◆ Work to complete ◆
Reproduce exactly the lines below, from the first one through the line containing "Chart.register(...registerables);", and omit any pictures.

-*-*-

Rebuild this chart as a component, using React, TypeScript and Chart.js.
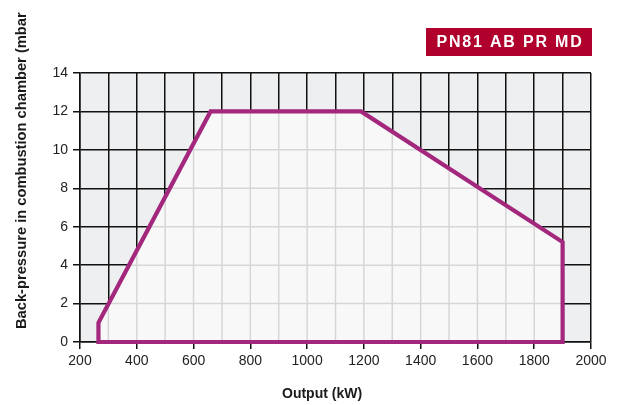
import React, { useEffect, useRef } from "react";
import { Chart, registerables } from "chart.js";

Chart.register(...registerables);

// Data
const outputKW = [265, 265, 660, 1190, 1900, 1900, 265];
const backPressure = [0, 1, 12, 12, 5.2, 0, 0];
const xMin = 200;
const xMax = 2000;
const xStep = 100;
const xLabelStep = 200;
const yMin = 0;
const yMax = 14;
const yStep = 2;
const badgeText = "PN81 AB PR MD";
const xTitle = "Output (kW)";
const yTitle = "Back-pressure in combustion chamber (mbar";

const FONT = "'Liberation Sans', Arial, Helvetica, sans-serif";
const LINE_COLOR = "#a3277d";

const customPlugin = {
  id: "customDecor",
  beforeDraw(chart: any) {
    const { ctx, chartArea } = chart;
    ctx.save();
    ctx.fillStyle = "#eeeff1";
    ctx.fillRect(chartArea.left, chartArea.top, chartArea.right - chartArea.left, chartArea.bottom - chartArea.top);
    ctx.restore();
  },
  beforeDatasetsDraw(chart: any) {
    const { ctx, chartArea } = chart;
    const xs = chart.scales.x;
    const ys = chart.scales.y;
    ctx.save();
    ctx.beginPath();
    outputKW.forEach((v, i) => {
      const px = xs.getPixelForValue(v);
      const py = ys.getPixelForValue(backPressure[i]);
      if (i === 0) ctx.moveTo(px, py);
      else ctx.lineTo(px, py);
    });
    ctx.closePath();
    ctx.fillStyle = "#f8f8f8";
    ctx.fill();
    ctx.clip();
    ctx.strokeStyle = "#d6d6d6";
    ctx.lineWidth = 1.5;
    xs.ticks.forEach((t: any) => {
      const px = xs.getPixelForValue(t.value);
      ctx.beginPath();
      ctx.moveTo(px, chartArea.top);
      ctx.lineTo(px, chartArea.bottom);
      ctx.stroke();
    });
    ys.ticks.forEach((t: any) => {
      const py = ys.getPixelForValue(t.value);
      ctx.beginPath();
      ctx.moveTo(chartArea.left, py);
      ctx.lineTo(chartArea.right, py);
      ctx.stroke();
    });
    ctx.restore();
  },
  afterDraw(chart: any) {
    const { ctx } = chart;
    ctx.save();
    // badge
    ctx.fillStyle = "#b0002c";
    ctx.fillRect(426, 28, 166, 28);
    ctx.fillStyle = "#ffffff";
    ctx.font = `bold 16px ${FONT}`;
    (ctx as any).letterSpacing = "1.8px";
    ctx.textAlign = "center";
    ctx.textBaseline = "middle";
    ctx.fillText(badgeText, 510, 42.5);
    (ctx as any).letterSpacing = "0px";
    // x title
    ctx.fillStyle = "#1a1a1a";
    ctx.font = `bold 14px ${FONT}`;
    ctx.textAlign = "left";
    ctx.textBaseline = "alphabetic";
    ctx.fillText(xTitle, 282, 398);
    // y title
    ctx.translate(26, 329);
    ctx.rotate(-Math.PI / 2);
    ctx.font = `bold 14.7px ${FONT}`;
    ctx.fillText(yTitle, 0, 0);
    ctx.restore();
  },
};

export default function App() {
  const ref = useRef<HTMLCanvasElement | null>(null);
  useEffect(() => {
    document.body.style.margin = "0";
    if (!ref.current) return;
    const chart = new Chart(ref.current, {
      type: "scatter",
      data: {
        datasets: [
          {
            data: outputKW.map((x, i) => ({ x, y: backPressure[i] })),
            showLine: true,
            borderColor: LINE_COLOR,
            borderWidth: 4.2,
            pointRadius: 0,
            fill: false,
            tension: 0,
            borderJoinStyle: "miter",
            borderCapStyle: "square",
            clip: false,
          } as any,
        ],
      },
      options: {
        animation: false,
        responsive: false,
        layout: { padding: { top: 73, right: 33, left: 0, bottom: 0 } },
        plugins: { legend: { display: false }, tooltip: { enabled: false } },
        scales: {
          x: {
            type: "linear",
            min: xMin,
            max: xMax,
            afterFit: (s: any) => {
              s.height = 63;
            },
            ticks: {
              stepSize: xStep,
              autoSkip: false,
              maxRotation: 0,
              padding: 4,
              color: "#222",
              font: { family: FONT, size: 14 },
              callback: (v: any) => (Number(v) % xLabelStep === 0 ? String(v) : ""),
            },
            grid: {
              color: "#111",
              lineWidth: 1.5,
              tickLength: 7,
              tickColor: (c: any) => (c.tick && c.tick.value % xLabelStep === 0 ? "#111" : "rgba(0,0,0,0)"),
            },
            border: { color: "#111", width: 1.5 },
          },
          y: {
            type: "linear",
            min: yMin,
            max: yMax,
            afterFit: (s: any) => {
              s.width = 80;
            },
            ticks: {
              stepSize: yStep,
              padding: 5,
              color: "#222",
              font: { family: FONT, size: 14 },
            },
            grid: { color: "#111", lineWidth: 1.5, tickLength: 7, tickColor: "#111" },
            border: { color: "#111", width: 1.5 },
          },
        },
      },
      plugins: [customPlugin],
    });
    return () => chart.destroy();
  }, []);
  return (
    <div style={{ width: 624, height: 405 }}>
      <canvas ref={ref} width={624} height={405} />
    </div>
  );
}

-*-*-

◆ The response ◆
Rebuild this chart as a component, using React, TypeScript and Chart.js.
import React, { useEffect, useRef } from "react";
import { Chart, registerables } from "chart.js";

Chart.register(...registerables);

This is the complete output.